Mr Moore said: “ACRES is oversubscribed and people who want to won’t be able to get into it. The State is playing catch-up like we are when it comes to the environment because policy was always geared the other way, without much regard for nature.
“You don’t get paid much for taking part in agri-environment schemes, you certainly won’t make a living out of it. There also needs to be a mindshift among some farmers around nature, we’re not saying we are entirely blameless.
“There is a satisfaction to knowing you are trying to do some good, and to be paid accordingly would bring farmers along. Payment on results would be ideal—for example, there is no difference if one of my hedgerows is two feet wide or another is 10 metres wide when it comes to payments, the quality isn’t rewarded.
“I’d like to see nature treated almost like a crop, in terms of output of farming enterprise.”
Measures that Paul Moore has taken on his farm outside Midleton include tall and mature hedgerows with a mix of native species.
Some sections of hedgerow though are kept short and dense in order to provide ideal nesting habitat for yellowhammers, while there are wildflower margins around the tillage fields, stubbles are left over winter, or areas of wildbird cover are grown, in order to further improve the farm for birds, according to NPWS conservation ranger David Rees.
Field margins are not sprayed with insecticide, with Mr Moore preferring to allow natural insect predators to deal with some of the pests, while winter stubbles are also left unsprayed to allow a green cover to develop.
Cover crops are grown over winter to help improve the soil, reducing chemical inputs, soil erosion and benefitting soil invertebrates, Mr Rees said.
According to Mr Moore, education is key.

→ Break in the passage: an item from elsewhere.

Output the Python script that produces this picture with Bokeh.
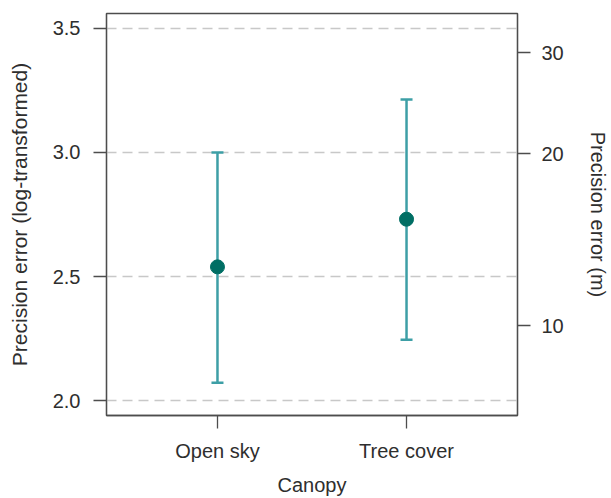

Nature and environment should be treated with the same reverence as the core subjects in school, he thinks.
“Whether it is payments or education, we have to do better. People should be able to realise that a wider hedgerow is better than a scraggly gapped one. Thickening up a hedgerow takes time, an old one is better than a new one, it increases the biodiversity—things like that we should know.

“The basic education of that is key. Within 12 months of the founding of the State, nature was removed from the primary school curriculum. Policy, whether in farming or education, trickles into the natural psyche.
“I never did nature studies much in school, that’s where it needs to start, because young children love it. I was lucky because I was exposed to nature with the farming at a young age, tagging along with my older brothers who were into wildlife.
“I have three children, and I never forced it down their throats, but they have as much passion as I have. One is becoming a vet and one is an environmental consultant. They obviously have chosen their own path but perhaps that early exposure like I had made a difference. We can shift our mindset nationally if we all row in together.”